→ **What you are asked to do**: Leaving out every picture, copy the lines of the data exactly, from the first through the line containing "0.943, 0.929, 0.915];".

--- BEGIN Data provided ---

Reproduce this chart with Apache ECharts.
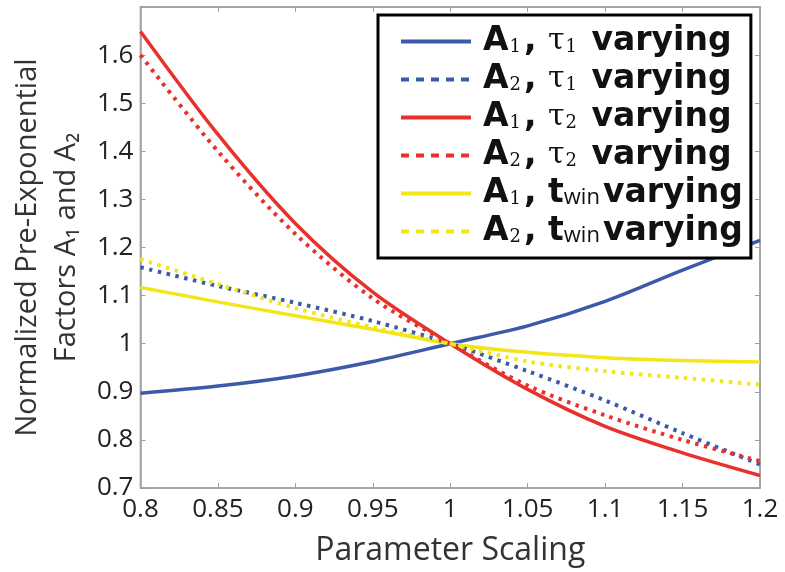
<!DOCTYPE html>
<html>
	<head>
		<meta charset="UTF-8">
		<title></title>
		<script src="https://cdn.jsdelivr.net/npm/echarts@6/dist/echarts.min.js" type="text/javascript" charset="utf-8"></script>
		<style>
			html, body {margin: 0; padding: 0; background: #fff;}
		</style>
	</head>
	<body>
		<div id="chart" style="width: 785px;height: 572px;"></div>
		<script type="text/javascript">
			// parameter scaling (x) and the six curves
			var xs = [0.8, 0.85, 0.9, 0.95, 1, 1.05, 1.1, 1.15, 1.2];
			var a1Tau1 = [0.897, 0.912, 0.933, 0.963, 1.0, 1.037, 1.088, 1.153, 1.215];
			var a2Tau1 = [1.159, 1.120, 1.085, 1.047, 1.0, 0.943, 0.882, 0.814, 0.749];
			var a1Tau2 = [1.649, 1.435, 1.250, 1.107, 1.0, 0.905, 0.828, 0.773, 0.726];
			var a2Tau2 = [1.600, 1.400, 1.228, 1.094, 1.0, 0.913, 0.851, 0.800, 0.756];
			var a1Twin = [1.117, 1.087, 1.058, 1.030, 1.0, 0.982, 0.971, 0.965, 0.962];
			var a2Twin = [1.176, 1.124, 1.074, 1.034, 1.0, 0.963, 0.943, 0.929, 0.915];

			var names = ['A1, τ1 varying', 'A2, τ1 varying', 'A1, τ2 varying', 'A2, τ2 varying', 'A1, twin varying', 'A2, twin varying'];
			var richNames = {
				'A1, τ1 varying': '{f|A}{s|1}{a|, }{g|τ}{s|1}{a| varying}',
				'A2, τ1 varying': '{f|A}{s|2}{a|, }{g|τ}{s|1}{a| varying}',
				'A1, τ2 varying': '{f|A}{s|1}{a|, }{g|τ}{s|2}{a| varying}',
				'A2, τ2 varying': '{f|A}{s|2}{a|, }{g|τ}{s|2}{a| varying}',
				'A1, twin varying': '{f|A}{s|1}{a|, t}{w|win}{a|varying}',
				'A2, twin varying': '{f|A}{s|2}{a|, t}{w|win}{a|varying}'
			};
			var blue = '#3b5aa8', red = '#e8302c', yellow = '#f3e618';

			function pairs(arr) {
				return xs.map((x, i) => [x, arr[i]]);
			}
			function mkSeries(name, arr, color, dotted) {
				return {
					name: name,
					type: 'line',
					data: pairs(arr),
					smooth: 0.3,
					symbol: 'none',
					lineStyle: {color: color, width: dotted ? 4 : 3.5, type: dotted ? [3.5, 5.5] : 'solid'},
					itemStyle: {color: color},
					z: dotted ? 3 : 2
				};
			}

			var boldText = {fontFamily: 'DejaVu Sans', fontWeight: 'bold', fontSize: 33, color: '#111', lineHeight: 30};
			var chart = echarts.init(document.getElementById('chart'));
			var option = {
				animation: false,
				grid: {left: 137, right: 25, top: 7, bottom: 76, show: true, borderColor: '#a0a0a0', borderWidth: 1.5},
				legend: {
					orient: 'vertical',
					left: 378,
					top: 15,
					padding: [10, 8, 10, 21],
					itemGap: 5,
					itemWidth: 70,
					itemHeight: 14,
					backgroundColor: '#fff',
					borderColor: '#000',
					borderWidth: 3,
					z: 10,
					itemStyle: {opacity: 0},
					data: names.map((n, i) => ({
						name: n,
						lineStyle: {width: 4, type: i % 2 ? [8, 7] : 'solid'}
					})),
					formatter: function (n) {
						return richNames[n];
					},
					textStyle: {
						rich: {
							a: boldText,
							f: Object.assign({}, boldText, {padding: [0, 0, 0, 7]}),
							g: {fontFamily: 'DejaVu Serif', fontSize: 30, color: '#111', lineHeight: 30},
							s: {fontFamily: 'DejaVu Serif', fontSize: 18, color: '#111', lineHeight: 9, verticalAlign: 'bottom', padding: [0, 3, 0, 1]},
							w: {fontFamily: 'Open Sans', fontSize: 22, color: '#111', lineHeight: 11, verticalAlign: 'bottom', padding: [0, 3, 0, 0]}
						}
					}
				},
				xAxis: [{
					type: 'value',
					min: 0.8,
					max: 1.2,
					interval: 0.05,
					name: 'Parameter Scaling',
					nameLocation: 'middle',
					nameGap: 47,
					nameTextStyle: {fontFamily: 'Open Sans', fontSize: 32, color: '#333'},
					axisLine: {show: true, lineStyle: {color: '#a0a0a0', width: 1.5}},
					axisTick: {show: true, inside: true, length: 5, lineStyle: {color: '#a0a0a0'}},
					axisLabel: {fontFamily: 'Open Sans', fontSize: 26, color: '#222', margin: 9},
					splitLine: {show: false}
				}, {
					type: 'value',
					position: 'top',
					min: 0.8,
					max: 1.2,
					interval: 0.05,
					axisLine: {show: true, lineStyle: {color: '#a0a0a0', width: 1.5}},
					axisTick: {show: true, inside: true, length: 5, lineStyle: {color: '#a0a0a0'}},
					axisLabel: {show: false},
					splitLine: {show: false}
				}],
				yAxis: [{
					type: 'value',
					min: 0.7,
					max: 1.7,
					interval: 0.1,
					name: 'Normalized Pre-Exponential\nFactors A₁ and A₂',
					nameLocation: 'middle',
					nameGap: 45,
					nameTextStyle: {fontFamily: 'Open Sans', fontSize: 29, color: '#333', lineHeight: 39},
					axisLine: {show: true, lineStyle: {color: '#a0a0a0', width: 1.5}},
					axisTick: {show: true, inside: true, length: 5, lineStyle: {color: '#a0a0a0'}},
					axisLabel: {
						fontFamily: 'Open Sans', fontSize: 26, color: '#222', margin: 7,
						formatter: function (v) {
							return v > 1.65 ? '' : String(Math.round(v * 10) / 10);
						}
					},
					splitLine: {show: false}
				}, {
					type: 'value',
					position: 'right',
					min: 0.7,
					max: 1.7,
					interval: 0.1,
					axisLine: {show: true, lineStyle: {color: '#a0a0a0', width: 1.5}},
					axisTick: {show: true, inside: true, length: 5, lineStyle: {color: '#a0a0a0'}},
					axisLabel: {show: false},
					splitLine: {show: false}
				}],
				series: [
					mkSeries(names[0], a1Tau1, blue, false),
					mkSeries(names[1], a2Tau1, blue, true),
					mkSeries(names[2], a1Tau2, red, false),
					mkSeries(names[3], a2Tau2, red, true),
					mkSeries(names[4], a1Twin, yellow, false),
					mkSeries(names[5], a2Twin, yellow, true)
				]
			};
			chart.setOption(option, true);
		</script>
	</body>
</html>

--- END Data provided ---

→ **Correct result**:
Reproduce this chart with Apache ECharts.
<!DOCTYPE html>
<html>
	<head>
		<meta charset="UTF-8">
		<title></title>
		<script src="https://cdn.jsdelivr.net/npm/echarts@6/dist/echarts.min.js" type="text/javascript" charset="utf-8"></script>
		<style>
			html, body {margin: 0; padding: 0; background: #fff;}
		</style>
	</head>
	<body>
		<div id="chart" style="width: 785px;height: 572px;"></div>
		<script type="text/javascript">
			// parameter scaling (x) and the six curves
			var xs = [0.8, 0.85, 0.9, 0.95, 1, 1.05, 1.1, 1.15, 1.2];
			var a1Tau1 = [0.897, 0.912, 0.933, 0.963, 1.0, 1.037, 1.088, 1.153, 1.215];
			var a2Tau1 = [1.159, 1.120, 1.085, 1.047, 1.0, 0.943, 0.882, 0.814, 0.749];
			var a1Tau2 = [1.649, 1.435, 1.250, 1.107, 1.0, 0.905, 0.828, 0.773, 0.726];
			var a2Tau2 = [1.600, 1.400, 1.228, 1.094, 1.0, 0.913, 0.851, 0.800, 0.756];
			var a1Twin = [1.117, 1.087, 1.058, 1.030, 1.0, 0.982, 0.971, 0.965, 0.962];
			var a2Twin = [1.176, 1.124, 1.074, 1.034, 1.0, 0.963, 0.943, 0.929, 0.915];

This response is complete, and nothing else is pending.